A further hazard for agents, said Hayward, is that whereas the PMA – which became defunct last week – made agents responsible for property descriptions, the CPRs make sellers and agents jointly responsible.

In addition, the CPRs also apply to rental properties, giving letting agents and landlords joint legal responsibility for the accuracy of property descriptions, including the duty to disclose.

Hayward said: “Under PMA, agents had to be honest about their descriptions, but caveat emptor applied. The big difference is that caveat emptor has now been replaced by making the agent responsible for making prospective buyers aware of anything that might make them not even want to view the property.

“For example, not everyone would want to view a property where someone had taken their own life.

“Agents would have to disclose whether there was a school nearby, even if the address was in School Lane, and would be expected to find out if a public footpath by the side of the property was used by noisy customers of a nearby pub.

“The duty of disclosure must be taken seriously: the CPRs will be closely policed by Trading Standards and there are significant penalties for agents who get it wrong.”

He said that while it might not always be appropriate to flag up problems in a property advert, prospective viewers should always be alerted to these – for example, by a note telling them to contact the agent before viewing the property, even if just externally.

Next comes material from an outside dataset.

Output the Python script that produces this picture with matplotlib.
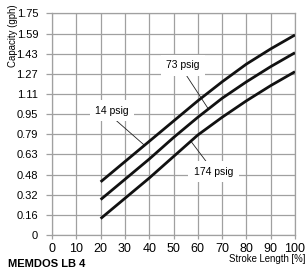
import numpy as np
import matplotlib
matplotlib.use("Agg")
import matplotlib.pyplot as plt

# stroke length (%) and capacity (gph)
stroke = [20, 30, 40, 50, 60, 70, 80, 90, 100]
cap_14 = [0.42, 0.58, 0.74, 0.90, 1.06, 1.21, 1.35, 1.47, 1.58]
cap_73 = [0.28, 0.44, 0.60, 0.77, 0.93, 1.08, 1.21, 1.33, 1.44]
cap_174 = [0.13, 0.29, 0.45, 0.62, 0.79, 0.93, 1.06, 1.18, 1.29]

x_ticks = [0, 10, 20, 30, 40, 50, 60, 70, 80, 90, 100]
y_tick_labels = ["0", "0.16", "0.32", "0.48", "0.63", "0.79",
                 "0.95", "1.11", "1.27", "1.43", "1.59", "1.75"]

plt.rcParams['font.family'] = ['Liberation Sans', 'DejaVu Sans']

grid_col = "#a0a0a0"

fig = plt.figure(figsize=(3.06, 2.74), dpi=100)
ax = fig.add_axes([0.17, 0.142, 0.794, 0.809])

# the three pressure curves
for cap in (cap_14, cap_73, cap_174):
    ax.plot(stroke, cap, color="#111111", lw=2.0, solid_capstyle="butt", zorder=3)

ax.set_xlim(0, 100)
ax.set_ylim(0, 1.75)
ax.set_xticks(x_ticks)
ax.set_yticks(np.linspace(0, 1.75, len(y_tick_labels)))
ax.set_yticklabels(y_tick_labels)
ax.grid(True, color=grid_col, lw=0.9)
ax.set_axisbelow(True)
for s in ax.spines.values():
    s.set_color(grid_col)
    s.set_linewidth(0.9)
ax.tick_params(axis="x", colors=grid_col, labelcolor="black", labelsize=9,
               length=3, width=0.9, pad=3)
ax.tick_params(axis="y", colors=grid_col, labelcolor="black", labelsize=8,
               length=4, width=0.9, pad=6)

# curve labels with leader lines
box = dict(facecolor="white", edgecolor="none", pad=4)
labels = [("14 psig", (24.7, 0.98), (38, 0.71), (25.5, 0.92)),
          ("73 psig", (54.0, 1.34), (64.2, 1.00), (55.0, 1.27)),
          ("174 psig", (66.5, 0.50), (57.2, 0.74), (63.5, 0.58))]
for txt, pos, tip, start in labels:
    ax.plot([start[0], tip[0]], [start[1], tip[1]], color="#222222", lw=0.6, zorder=2)
    ax.text(pos[0], pos[1], txt, ha="center", va="center", fontsize=7.5,
            bbox=box, zorder=2)

fig.text(13 / 306, 1 - 36 / 274, "Capacity (gph)", rotation=90,
         ha="center", va="center", fontsize=6.9)
fig.text(0.998, 1 - 259 / 274, "Stroke Length [%]", ha="right", va="center",
         fontsize=6.9)
fig.text(8 / 306, 1 - 264 / 274, "MEMDOS LB 4", ha="left", va="center",
         fontsize=8, fontweight="bold")

fig.savefig("out.png", dpi=100)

Property ombudsman Christopher Hamer said he agreed with Hayward’s interpretation.

He said that some sensitive points might not be flagged up in advertising for reasons of sensitivity, but should nevertheless be disclosed “at the earlier practical opportunity”.

Hamer said: “For example, if someone spots a property on a portal and phones the agent to say they will be travelling a long distance to view it, then the agent at that point should disclose proximity to a graveyard, murder, etc. And record that they have done that.”

Hamer produced guidelines for estate agents earlier this year and is in the process of preparing advice for letting agents. However, his guidelines for estate agents differ slightly from Hayward’s interpretation as to when to disclose an event such as a suicide – Hamer’s advice says this could be done at a viewing.

David Smith, who specialises in property law at Anthony Gold, said he disagreed that information about previous occupiers needs to be disclosed to prospective buyers and tenants.

He said that this was “certainly not” how he would interpret the regulations and that previous occupiers were irrelevant. Guidance from the OFT said nothing about this, he said.

However, Smith cautioned: “I do agree that proximity to motorways is relevant and it would also be incorrect to make a generic statement such as it being a quiet area without proper investigation.

“I would also agree that some of this needs to be done on primary advertising as the offence is committed if a transactional decision is made.”

David d’Orton-Gibson, of Training for Professionals, said: “The key test for disclosure is you should disclose any information that might cause a consumer to make a different purchasing decision. It is Mark Prisk’s interpretation that this means telling of a previous paedophile, etc.

“This is really difficult as actually it is very much a judgement. For example, if you are told the house is haunted, do you declare this? Do you, or the potential viewer, even believe in ghosts!

“What will influence purchasers will be very different. One may like the park at the rear, another may not like it and consider it a security hazard.”

D’Orton-Gibson also said that under the regulations, agents who are members of a body such as ARLA must obey the organisation’s own rules.

He said: “The logic is, if someone uses you because you are an ARLA member, they should be getting that benefit and you comment a criminal offence in not providing that benefit.”

Under the new regime, agents may also have to give reasons for any previous abortive sale such as a bad survey or a down-valuation. However, the only case so far to have made the courts under CPR was thrown out on appeal, and so there has been no proper test on these points – yet.